It’s official: Nearly two months after Nest Labs — erstwhile Apple demigod Tony Fadell’s home automation company that’s in the business of transforming humdrum household staples into brainy and beautiful design objects — halted new sales of  Nest Protect, it is now recalling 440,000 units of the connected smoke/carbon monoxide detector. It's unclear if this figure includes both total units sold to date along with units that have been shipped to retailers but have not yet been sold.

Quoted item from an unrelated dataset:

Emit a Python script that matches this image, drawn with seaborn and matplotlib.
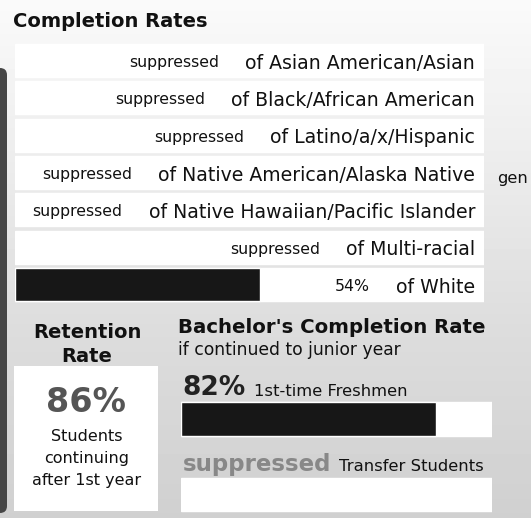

The recall was announced on the U.S. Consumer Product Safety Commission website earlier today:

Reads the announcement:

The repair is an automatic electronic update that disables the Nest Wave feature and is delivered automatically to devices connected wirelessly to the Internet and linked to a Nest account. Consumers should take one of the following actions:
Consumers who have not connected their Nest Protect devices to their wireless network and linked them to a Nest account should immediately do so. The devices will automatically receive the update that disables the Nest Wave feature. Customers should confirm that their devices have been updated by going to Nest Sense on their Nest account mobile or web application and ensuring that the button for Nest Wave is off and grayed out. Instructions on how to connect to a network and disable the feature are available at or by contacting Nest Labs.
Consumers whose Nest Protect devices are connected to their wireless network and linked to a Nest account should immediately confirm the receipt of an automatic repair that disabled the Nest Wave feature by going to Nest Sense on their Nest account mobile or web application and ensuring that the button for Nest Wave is set to 'off' and grayed out. No further action is required and consumers can continue to use their devices.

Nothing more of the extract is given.